Sözleşme kaldırılınca “Hamdolsun!” dedi.

Faizin kaldırılmasını savundu.

Şöyle yazdı:

“Faizin azaltılması ve sonunda tamamen kaldırılması hem İslam’ın, hem de aklın gereğidir. Güçlü ekonomilerde faiz yüzde 0-1 arasında. Faizcilerle mücadele etmek de İslam’ın emridir.”

Yorum ve fetvaları AK Partilileri bile rahatsız etti.

AK Parti Grup Başkanı Özlem Zengin, “Bu açıklamalar siyasetin yükünü arttırıyor. Siyaset çok ağır bir iş. Herkes işini yapmalı” dedi.

AK Parti Grup Başkanvekili Bülent Turan, şu uyarıda bulundu:

“Sürekli polemiklerin içinde olmanız Ayasofya için bedel ödeyen herkesi üzmekte. Bu mecrada/usulle olmanızın kimseye faydası olmadığı kanaatindeyim.”

Kaybeden, Zengin ve Turan oldu.

Twitter’da linç edildiler.

Paralel Diyanet İşleri Başkanı


AK Parti, toplumsal tabanını tutmak için tarikat ve cemaatlerden oluşan muhafazakar topluluklara doğru daralıyor. Ayasofya Camisi’nin ibadete açılması ve İstanbul Sözleşmesi’nin kaldırılması, iktidar üzerinde ağırlık ve baskısı artan dini grupların Cumhuriyet karşısında elde ettiği zaferler olarak görülüyor.
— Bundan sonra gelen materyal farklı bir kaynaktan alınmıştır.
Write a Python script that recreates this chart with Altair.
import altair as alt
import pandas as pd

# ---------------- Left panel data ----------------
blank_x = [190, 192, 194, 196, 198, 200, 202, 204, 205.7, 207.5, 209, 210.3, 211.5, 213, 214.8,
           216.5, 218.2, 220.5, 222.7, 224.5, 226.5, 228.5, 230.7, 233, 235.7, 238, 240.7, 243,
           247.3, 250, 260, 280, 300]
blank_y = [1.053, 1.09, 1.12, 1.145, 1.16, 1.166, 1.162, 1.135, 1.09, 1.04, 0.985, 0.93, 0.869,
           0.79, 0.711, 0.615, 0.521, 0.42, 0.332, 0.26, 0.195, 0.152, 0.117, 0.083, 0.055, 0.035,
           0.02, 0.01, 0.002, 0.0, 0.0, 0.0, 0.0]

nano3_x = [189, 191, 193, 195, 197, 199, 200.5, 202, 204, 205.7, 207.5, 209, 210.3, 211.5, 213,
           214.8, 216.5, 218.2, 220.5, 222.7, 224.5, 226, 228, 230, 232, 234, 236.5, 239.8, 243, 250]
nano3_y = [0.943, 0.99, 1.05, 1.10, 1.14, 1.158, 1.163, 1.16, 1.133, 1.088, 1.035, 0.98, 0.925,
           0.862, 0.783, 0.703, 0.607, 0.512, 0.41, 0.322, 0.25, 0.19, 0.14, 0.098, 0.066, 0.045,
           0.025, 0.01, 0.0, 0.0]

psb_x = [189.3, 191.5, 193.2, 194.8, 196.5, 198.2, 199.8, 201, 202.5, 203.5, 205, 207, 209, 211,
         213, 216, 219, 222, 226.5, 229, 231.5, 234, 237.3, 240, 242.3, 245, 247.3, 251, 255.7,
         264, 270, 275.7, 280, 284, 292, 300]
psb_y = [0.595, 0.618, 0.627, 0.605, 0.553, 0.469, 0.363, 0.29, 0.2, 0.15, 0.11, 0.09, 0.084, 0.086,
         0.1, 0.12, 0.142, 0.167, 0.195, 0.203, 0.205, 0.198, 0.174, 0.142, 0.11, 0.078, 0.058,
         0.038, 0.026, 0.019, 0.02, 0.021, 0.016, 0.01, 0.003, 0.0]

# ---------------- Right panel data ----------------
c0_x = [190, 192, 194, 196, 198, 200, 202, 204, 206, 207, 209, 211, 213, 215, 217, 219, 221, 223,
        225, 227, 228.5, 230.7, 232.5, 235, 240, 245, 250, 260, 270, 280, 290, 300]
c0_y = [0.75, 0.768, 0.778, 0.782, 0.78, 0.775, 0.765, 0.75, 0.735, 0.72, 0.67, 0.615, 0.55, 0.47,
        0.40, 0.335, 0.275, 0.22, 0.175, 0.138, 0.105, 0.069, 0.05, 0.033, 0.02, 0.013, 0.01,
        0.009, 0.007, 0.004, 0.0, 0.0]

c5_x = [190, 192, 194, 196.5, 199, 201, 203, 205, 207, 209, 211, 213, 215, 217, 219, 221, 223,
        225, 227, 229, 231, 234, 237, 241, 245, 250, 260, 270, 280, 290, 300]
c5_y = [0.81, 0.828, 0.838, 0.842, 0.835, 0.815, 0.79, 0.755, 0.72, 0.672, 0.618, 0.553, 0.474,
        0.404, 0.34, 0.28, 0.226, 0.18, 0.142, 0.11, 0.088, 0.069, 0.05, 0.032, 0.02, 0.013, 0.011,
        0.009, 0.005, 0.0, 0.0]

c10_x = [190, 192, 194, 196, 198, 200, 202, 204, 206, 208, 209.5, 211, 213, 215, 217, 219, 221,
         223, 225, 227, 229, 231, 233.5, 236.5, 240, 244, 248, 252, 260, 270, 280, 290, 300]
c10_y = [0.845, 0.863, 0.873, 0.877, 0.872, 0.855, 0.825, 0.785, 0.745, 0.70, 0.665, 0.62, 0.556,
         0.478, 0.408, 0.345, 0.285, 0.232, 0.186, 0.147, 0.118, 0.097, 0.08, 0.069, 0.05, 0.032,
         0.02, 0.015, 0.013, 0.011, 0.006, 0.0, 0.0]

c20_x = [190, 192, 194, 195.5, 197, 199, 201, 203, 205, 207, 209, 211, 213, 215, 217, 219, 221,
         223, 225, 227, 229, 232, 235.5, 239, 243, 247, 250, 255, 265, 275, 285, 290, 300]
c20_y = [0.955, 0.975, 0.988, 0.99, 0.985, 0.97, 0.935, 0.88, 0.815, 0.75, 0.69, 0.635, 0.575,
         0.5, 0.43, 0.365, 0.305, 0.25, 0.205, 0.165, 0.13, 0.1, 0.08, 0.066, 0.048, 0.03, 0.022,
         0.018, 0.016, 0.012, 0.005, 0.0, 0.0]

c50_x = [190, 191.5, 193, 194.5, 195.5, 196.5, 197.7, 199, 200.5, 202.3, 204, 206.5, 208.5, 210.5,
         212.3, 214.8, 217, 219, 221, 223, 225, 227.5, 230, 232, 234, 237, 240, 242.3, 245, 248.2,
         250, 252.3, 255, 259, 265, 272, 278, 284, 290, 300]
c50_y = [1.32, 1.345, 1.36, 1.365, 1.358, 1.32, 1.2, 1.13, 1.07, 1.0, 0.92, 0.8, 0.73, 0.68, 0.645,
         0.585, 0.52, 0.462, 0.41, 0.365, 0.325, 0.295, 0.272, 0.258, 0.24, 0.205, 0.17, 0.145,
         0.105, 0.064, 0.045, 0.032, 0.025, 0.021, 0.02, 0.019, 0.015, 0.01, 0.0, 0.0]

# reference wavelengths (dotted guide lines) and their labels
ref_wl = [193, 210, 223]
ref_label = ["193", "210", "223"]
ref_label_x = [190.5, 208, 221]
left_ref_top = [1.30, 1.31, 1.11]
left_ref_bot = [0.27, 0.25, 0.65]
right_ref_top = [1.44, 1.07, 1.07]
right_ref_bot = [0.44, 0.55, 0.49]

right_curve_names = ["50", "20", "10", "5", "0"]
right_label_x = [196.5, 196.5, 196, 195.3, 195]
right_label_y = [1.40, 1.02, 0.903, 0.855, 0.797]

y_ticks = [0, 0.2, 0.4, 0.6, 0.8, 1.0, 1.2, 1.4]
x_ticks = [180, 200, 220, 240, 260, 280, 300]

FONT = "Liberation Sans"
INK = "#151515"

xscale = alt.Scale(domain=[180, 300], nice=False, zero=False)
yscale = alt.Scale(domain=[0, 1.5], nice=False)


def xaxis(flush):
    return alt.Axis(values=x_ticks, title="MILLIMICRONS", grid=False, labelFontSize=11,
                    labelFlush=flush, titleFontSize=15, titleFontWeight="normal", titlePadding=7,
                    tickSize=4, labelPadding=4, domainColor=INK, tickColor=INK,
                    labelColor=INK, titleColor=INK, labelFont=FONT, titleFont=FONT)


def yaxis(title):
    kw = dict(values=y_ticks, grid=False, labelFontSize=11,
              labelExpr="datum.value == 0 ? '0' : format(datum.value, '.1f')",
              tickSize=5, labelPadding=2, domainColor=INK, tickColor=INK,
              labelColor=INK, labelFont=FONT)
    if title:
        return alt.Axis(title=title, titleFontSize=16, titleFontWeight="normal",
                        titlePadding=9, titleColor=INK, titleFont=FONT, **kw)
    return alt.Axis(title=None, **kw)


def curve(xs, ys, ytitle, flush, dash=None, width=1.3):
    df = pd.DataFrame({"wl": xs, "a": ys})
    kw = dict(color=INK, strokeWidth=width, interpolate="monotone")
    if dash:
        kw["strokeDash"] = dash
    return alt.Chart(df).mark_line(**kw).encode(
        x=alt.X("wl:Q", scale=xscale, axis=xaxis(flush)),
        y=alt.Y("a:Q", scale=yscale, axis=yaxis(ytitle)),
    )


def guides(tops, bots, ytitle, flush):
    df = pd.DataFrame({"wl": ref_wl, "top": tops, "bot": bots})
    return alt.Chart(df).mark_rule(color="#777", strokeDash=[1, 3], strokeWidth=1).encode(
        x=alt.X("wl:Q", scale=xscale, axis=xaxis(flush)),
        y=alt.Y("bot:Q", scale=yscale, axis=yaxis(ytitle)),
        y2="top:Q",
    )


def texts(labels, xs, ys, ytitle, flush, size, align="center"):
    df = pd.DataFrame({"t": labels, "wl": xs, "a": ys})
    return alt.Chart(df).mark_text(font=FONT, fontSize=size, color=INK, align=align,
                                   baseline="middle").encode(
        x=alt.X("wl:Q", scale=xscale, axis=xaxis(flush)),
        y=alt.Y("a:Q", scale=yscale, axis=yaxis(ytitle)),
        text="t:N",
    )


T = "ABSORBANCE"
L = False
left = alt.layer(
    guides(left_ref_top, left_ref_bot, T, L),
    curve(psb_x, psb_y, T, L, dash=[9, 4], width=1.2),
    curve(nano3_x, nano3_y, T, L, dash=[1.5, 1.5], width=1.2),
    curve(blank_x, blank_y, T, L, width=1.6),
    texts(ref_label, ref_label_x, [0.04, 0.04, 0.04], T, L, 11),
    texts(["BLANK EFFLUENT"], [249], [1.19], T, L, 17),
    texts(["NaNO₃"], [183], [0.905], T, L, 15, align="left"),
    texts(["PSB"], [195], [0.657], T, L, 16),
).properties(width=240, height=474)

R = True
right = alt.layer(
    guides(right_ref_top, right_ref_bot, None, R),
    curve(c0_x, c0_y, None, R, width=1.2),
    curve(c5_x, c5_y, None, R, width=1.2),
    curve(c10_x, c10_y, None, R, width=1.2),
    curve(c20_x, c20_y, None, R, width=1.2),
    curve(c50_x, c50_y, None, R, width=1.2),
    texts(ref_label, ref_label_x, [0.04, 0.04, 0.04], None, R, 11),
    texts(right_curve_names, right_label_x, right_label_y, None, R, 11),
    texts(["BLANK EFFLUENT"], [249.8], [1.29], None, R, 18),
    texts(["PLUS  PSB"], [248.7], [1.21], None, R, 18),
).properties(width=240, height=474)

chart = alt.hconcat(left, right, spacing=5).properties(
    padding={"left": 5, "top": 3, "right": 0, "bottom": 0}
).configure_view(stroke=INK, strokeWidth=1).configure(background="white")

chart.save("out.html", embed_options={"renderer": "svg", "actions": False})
Onların taleplerini dile getiren Boynukalın, paralel Diyanet İşleri Başkanı’na dönüşüyor. Bir bakıma, atanmamış şeyhülislam...
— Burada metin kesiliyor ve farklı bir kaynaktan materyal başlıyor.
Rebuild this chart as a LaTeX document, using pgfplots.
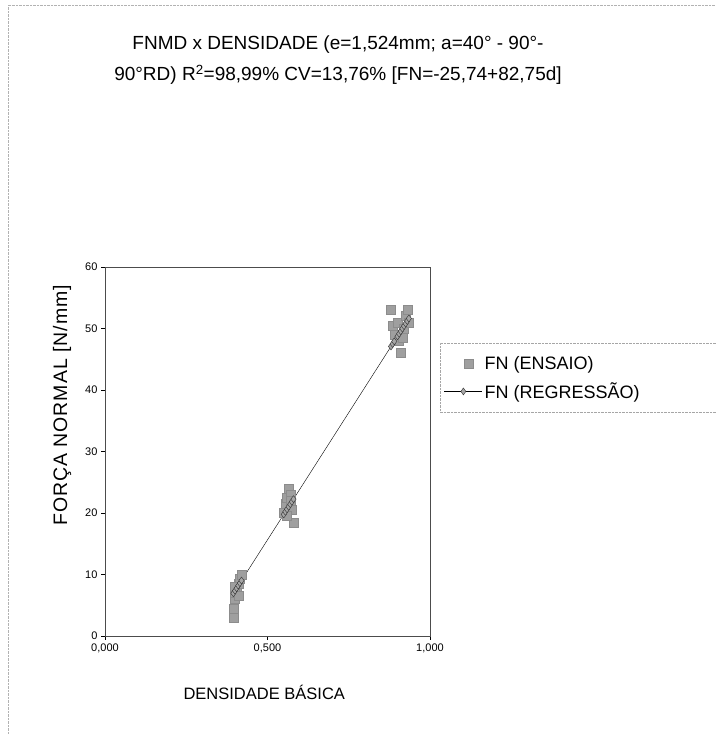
\documentclass[border=0pt]{standalone}
\usepackage{pgfplots}
\pgfplotsset{compat=1.18}
\usepackage{fontspec}
\setmainfont{Liberation Sans}
\newfontfamily\spacedfont[LetterSpace=5]{Liberation Sans}

\pgfplotstableread{
d FN
0.395 3.0
0.395 4.5
0.400 6.0
0.400 7.0
0.405 7.8
0.410 8.5
0.415 9.3
0.420 10.0
0.410 6.5
0.400 8.0
0.550 20.0
0.555 21.5
0.560 22.5
0.565 24.0
0.570 23.0
0.575 20.5
0.580 18.5
0.560 19.5
0.570 22.0
0.880 53.0
0.885 50.5
0.890 49.0
0.900 51.0
0.905 48.0
0.910 46.0
0.920 50.0
0.925 52.0
0.930 53.0
0.935 51.0
0.915 48.5
}\ensaio

\pgfplotstableread{
d FN
0.395 6.95
0.400 7.36
0.405 7.77
0.410 8.19
0.415 8.60
0.420 9.02
0.550 19.77
0.555 20.19
0.560 20.60
0.565 21.01
0.570 21.43
0.575 21.84
0.580 22.26
0.880 47.08
0.885 47.49
0.890 47.91
0.900 48.74
0.905 49.15
0.910 49.56
0.915 49.98
0.920 50.39
0.925 50.80
0.930 51.22
0.935 51.63
}\regressao

\begin{document}
\begin{tikzpicture}
\useasboundingbox (0pt,0pt) rectangle (715pt,735pt);
\draw[gray!60, densely dotted] (8pt,0pt) -- (8pt,730pt) -- (715pt,730pt);
\draw[gray!70, densely dotted] (720pt,392pt) -- (440pt,392pt) -- (440pt,323pt) -- (720pt,323pt);
\node[align=center, font=\fontsize{19}{31}\selectfont] at (338pt,675pt)
  {FNMD x DENSIDADE (e=1,524mm; a=40\textdegree\ - 90\textdegree-\\90\textdegree RD) R\textsuperscript{2}=98,99\% CV=13,76\% [FN=-25,74+82,75d]};
\begin{axis}[
  at={(105pt,99pt)}, anchor=south west,
  width=325pt, height=369pt, scale only axis,
  xmin=0, xmax=1, ymin=0, ymax=60,
  xtick={0,0.5,1}, xticklabels={{0,000},{0,500},{1,000}},
  ytick={0,10,...,60},
  tick align=outside, major tick length=4pt,
  tick style={black, thin},
  xtick pos=bottom, ytick pos=left,
  axis line style={black!70, thin},
  /pgf/number format/assume math mode=true,
  tick label style={font=\fontsize{11}{13}\selectfont},
  xlabel={DENSIDADE BÁSICA},
  ylabel={FORÇA NORMAL [N/mm]},
  xlabel style={font=\fontsize{16.5}{18}\selectfont, at={(rel axis cs:0.49,-0.152)}, anchor=center},
  ylabel style={font=\spacedfont\fontsize{19.5}{21}\selectfont, at={(rel axis cs:-0.132,0.625)}, anchor=center},
  legend style={at={(rel axis cs:1.043,0.775)}, anchor=north west,
    draw=none, fill=none, font=\fontsize{18}{20}\selectfont,
    row sep=8pt, inner xsep=0pt, inner ysep=4pt},
  legend cell align=left,
]
\addplot[only marks, mark=square*, mark size=4.5pt, mark options={fill=gray!75, draw=gray!90, solid},
  legend image code/.code={\node[draw=gray!90, fill=gray!75, minimum size=9pt, inner sep=0pt] at (20pt,0pt) {};}
  ] table[x=d,y=FN] {\ensaio};
\addlegendentry{FN (ENSAIO)}
\addplot[black, thin, solid, mark=diamond*, mark size=3.5pt, mark options={fill=gray!70, draw=black!80, solid},
  legend image code/.code={\draw[black, thin] (0pt,0pt) -- (38pt,0pt);
    \draw[black!80, fill=gray!70] (19pt,3.5pt) -- (21.5pt,0pt) -- (19pt,-3.5pt) -- (16.5pt,0pt) -- cycle;}
  ] table[x=d,y=FN] {\regressao};
\addlegendentry{FN (REGRESSÃO)}
\end{axis}
\end{tikzpicture}
\end{document}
Gücünü Cumhurbaşkanı Erdoğan’ın, ‘Osmanlı rüyası’ diye yorumlanacak şekilde cuma namazlarını artık Ayasofya Camisi’nde kılmasından alıyor.

Tehlikeli bir yol açılıyor.

Atatürk, İstanbul’da saltanat yanlılarının sırtını dayadığı ikili iktidara son vermek için hilafeti kaldırmıştı. Bugün AK Parti, oy kaygısı yüzünden laik ve demokratik hukuk devletinin karşısında konumlanmış, dini iktidar alanını ihya ediyor. Erdoğan ve yol arkadaşları, siyasal İslamcığın seçimle iktidara gelebildiği biricik ülkenin Türkiye olduğunu unutmuş görünüyorlar.

Bundandır ki...

Ayasofya Camisi’nin avlusundan laikliğin cenazesi kalkıyor.

Cemil Çiçek: Birleştirici olmalı


Boynukalın’ın tweetlerini Cumhurbaşkanlığı Yüksek İstişare Kurulu üyesi olan Cemil Çiçek’e sordum.

Çiçek, şunları söyledi:

“Ayasofya’nın kültürümüz ve tarihimizde ayrı bir önemi var. Burada görev yapanların birleştirici ve kaynaştırıcı olması, söylediğine ve söyleyeceğine daha fazla dikkat etmesi gerekir. Ayrıştıran, toplum barışına ve huzuruna katkı sağlayamayacak açıklamalar, bu ruha uygun düşmüyor. Dikkatli davranmaları gerekir. Hele hele din görevlilerimizin... Çünkü bunların arkasında her görüşte insanlar namaz kılıyor. Birleştiriciliği sağlamada sıkıntı çıkaracak beyan ve tartışmalardan kaçınması doğru olur. Herkes, her istediğini, her yerde söylemek durumunda değil. Herkes özgürlük üzerinde duruyor da (kimse) sorumluluk üzerinde durmuyor. Geleneğimizde sorumlulukla bağlantılı özgürlükler söz konusudur.”